Surprisingly, while the trailer might make you think that Snitch is an action-heavy, character-light story playing to the same crowds that have avoided Bullet to the Head or The Last Stand in the past month, the truth is that this movie is more character-driven drama than testosterone-fueled action flick. This isn’t to say that the movie is boring; just the opposite, in fact. There are only two scenes approaching heavy action, and neither is enormously essential to the film as a whole. Both of those scenes are easily overshadowed by great character-building scenes and a righteous tale bemoaning the controversial (and of questionable effectiveness) Mandatory Minimum laws, which are the main focus of the tale. While the screenplay (by Justin Haythe and then rewritten by Waugh) isn’t as book-smart or realistic as, say, HBO’s crime series The Wire, it does feel surprisingly researched and very, very clever in the way it parcels out information. For instance, we never see first-hand what happens to John’s son during his stay in prison, and we only get a glimpse during his parents’ brief visits. The story is not without its miscues; everything moves a bit too quickly, and believability was cut way back in packing a LOT of plot into a sub-two-hour experience. In fact, Snitch might have worked better as a television miniseries than it does as a feature film, perhaps on one of the more forward-thinking networks like AMC or the aforementioned HBO.

But regardless of what it could or should be, Snitch is what it is: a smart (but not incomprehensible), fun (but not silly), thoroughly entertaining movie trip. It’s an “important message” movie, and while it’s one of the better-done ones in recent memory, you still have to accept and take into account that this might not be the movie you imagined going in.

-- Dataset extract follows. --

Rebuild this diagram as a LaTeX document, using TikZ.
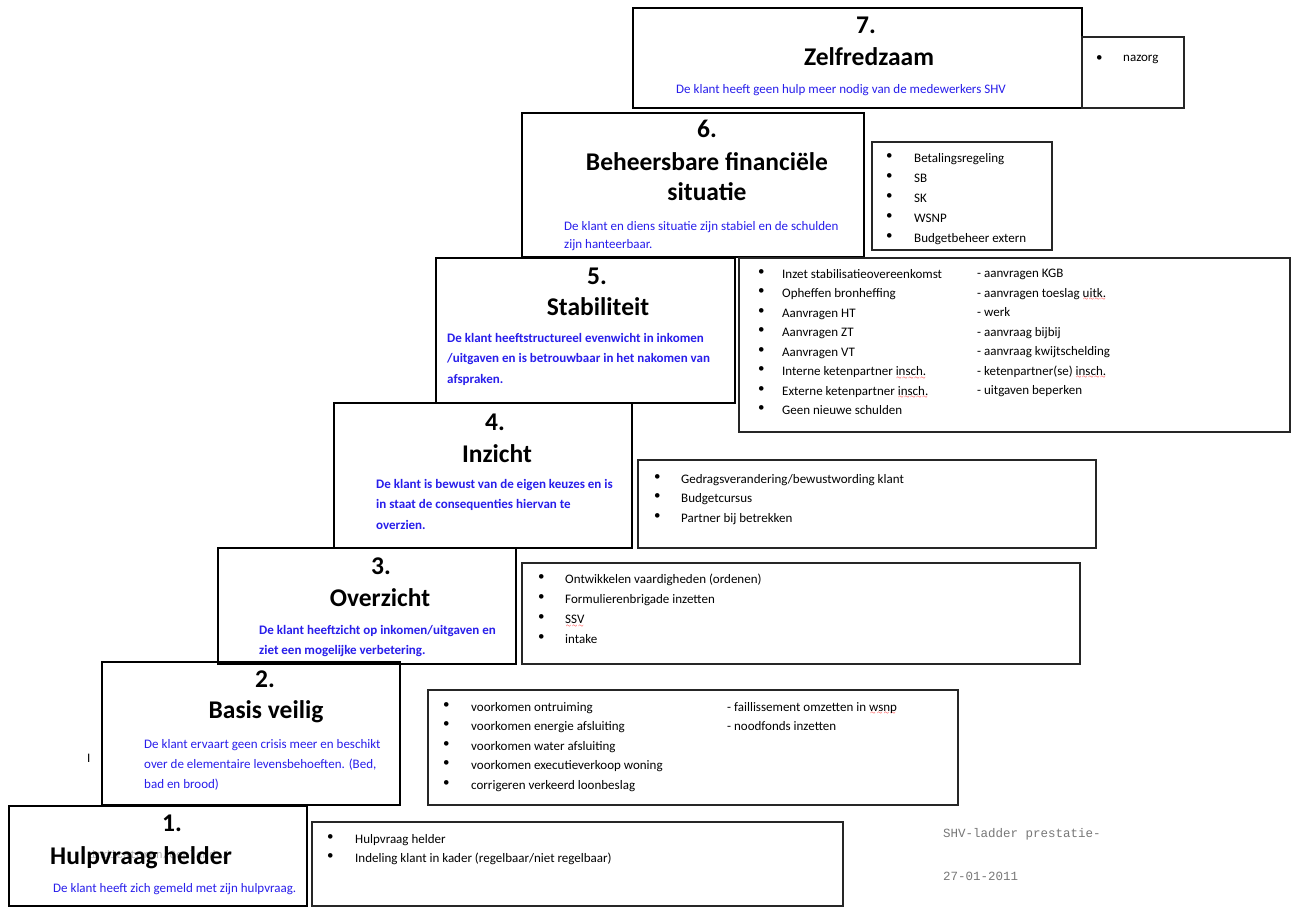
\documentclass[tikz,border=0pt]{standalone}
\usepackage{fontspec}
\setmainfont{Carlito}
\newfontfamily\monofont{Liberation Mono}
\definecolor{descblue}{RGB}{40,30,235}
\definecolor{ghost}{RGB}{120,120,120}
\newcommand\spellerr[1]{\setbox0=\hbox{#1}\leavevmode\rlap{\color{red}\raisebox{-3.5pt}{\makebox[\wd0][l]{\xleaders\hbox{$\scriptscriptstyle\sim$}\hskip\wd0}}}\box0}
\tikzset{
  stepbox/.style={draw=black, line width=2.2pt},
  listbox/.style={draw=black!85, line width=1.3pt},
  ttl/.style={font=\fontsize{25.5}{30}\selectfont\bfseries, inner sep=0pt, text height=0.64em, text depth=0pt, align=center},
  txt/.style={align=left, anchor=north west, inner sep=0pt, execute at begin node={\rule{0pt}{10pt}}},
  desc/.style={txt, font=\fontsize{13}{20}\selectfont, text=descblue},
  descb/.style={txt, text=descblue, font=\fontsize{13}{20.5}\selectfont\bfseries},
  lst/.style={txt, font=\fontsize{13}{19.5}\selectfont},
  mono/.style={font=\monofont\fontsize{12.5}{15}\selectfont, text=ghost, anchor=base west, inner sep=0pt}
}
\begin{document}
\begin{tikzpicture}[x=1pt,y=-1pt]
\useasboundingbox[fill=white] (0,0) rectangle (1297,908);

% ---------- step boxes ----------
\draw[stepbox] (633,8) rectangle (1082,108);
\draw[stepbox] (522,113) rectangle (864,257);
\draw[stepbox] (436,258) rectangle (735,403);
\draw[stepbox] (334,403) rectangle (632,548);
\draw[stepbox] (218,548) rectangle (516,664);
\draw[stepbox] (102,662) rectangle (400,805);
\draw[stepbox] (9,806) rectangle (307,906);

% ---------- list boxes ----------
\draw[listbox] (1082,37) rectangle (1184,108);
\draw[listbox] (872,142) rectangle (1052,250);
\draw[listbox] (739,258) rectangle (1290,432);
\draw[listbox] (638,460) rectangle (1096,548);
\draw[listbox] (522,563) rectangle (1080,664);
\draw[listbox] (428,690) rectangle (958,805);
\draw[listbox] (312,822) rectangle (843,906);

% ---------- step 7 ----------
\node[ttl] (n7) at (866,30) {7.};
\node[ttl] (t7) at (869,62) {Zelfredzaam};
\node[desc] (d7) at (676,83) {De klant heeft geen hulp meer nodig van de medewerkers SHV};
\node[lst] (b7) at (1096,51) {\textbullet};
\node[lst] (l7) at (1123,51) {nazorg};

% ---------- step 6 ----------
\node[ttl] (n6) at (707,134) {6.};
\node[ttl] (t6a) at (707,167) {Beheersbare financiële};
\node[ttl] (t6b) at (707,197) {situatie};
\node[desc, font=\fontsize{13}{18}\selectfont] (d6) at (564,221) {De klant en diens situatie zijn stabiel en de schulden\\zijn hanteerbaar.};
\node[lst, font=\fontsize{13}{20}\selectfont] (b6) at (886,153) {\textbullet\\\textbullet\\\textbullet\\\textbullet\\\textbullet};
\node[lst, font=\fontsize{13}{20}\selectfont] (l6) at (914,153) {Betalingsregeling\\SB\\SK\\WSNP\\Budgetbeheer extern};

% ---------- step 5 ----------
\node[ttl] (n5) at (597,281) {5.};
\node[ttl] (t5) at (598,312) {Stabiliteit};
\node[descb] (d5) at (447,333) {De klant heeftstructureel evenwicht in inkomen\\/uitgaven en is betrouwbaar in het nakomen van\\afspraken.};
\node[lst] (b5) at (758,269) {\textbullet\\\textbullet\\\textbullet\\\textbullet\\\textbullet\\\textbullet\\\textbullet\\\textbullet};
\node[lst] (l5) at (782,269) {Inzet stabilisatieovereenkomst\\Opheffen bronheffing\\Aanvragen HT\\Aanvragen ZT\\Aanvragen VT\\Interne ketenpartner \spellerr{insch.}\\Externe ketenpartner \spellerr{insch.}\\Geen nieuwe schulden};
\node[lst] (m5) at (977,269) {- aanvragen KGB\\- aanvragen toeslag \spellerr{uitk.}\\- werk\\- aanvraag bijbij\\- aanvraag kwijtschelding\\- ketenpartner(se) \spellerr{insch.}\\- uitgaven beperken};

% ---------- step 4 ----------
\node[ttl] (n4) at (495,427) {4.};
\node[ttl] (t4) at (497,459) {Inzicht};
\node[descb] (d4) at (376,479) {De klant is bewust van de eigen keuzes en is\\in staat de consequenties hiervan te\\overzien.};
\node[lst] (b4) at (654,474) {\textbullet\\\textbullet\\\textbullet};
\node[lst] (l4) at (681,474) {Gedragsverandering/bewustwording klant\\Budgetcursus\\Partner bij betrekken};

% ---------- step 3 ----------
\node[ttl] (n3) at (381,571) {3.};
\node[ttl] (t3) at (380,603) {Overzicht};
\node[descb, font=\fontsize{13}{20}\selectfont\bfseries] (d3) at (259,625) {De klant heeftzicht op inkomen/uitgaven en\\ziet een mogelijke verbetering.};
\node[lst, font=\fontsize{13}{20}\selectfont] (b3) at (538,574) {\textbullet\\\textbullet\\\textbullet\\\textbullet};
\node[lst, font=\fontsize{13}{20}\selectfont] (l3) at (565,574) {Ontwikkelen vaardigheden (ordenen)\\Formulierenbrigade inzetten\\\spellerr{SSV}\\intake};

% ---------- step 2 ----------
\node[ttl] (n2) at (265,684) {2.};
\node[ttl] (t2) at (266,715) {Basis veilig};
\node[desc] (d2) at (144,739) {De klant ervaart geen crisis meer en beschikt\\over de elementaire levensbehoeften. (Bed,\\bad en brood)};
\node[lst] (b2) at (443,702) {\textbullet\\\textbullet\\\textbullet\\\textbullet\\\textbullet};
\node[lst] (l2) at (471,702) {voorkomen ontruiming\\voorkomen energie afsluiting\\voorkomen water afsluiting\\voorkomen executieverkoop woning\\corrigeren verkeerd loonbeslag};
\node[lst] (m2) at (727,702) {- faillissement omzetten in \spellerr{wsnp}\\- noodfonds inzetten};
\node[lst] (bar) at (87,752) {I};

% ---------- step 1 ----------
\node[mono, text=black!30, font=\monofont\fontsize{11}{13}\selectfont] (g1) at (90,858) {indicatoren/Gepland /};
\node[ttl] (n1) at (172,828) {1.};
\node[ttl] (t1) at (141,861) {Hulpvraag helder};
\node[desc] (d1) at (53,882) {De klant heeft zich gemeld met zijn hulpvraag.};
\node[lst] (b1) at (327,834) {\textbullet\\\textbullet};
\node[lst] (l1) at (355,834) {Hulpvraag helder\\Indeling klant in kader (regelbaar/niet regelbaar)};

% ---------- footer ----------
\node[mono] (f1) at (943,837) {SHV-ladder prestatie-};
\node[mono] (f2) at (943,880) {27-01-2011};
\end{tikzpicture}
\end{document}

Though it may not be the best or most enjoyable of his films, Johnson proves once again that talent is talent, no matter the source. Maybe not a must-see in theaters, but it does come up at #6 for the year, and can calm your Rock-craving until the new GI Joe movie hits or Fast and Furious 6 comes out this summer. At the very least, this is one you won’t regret giving a shot when the time is right.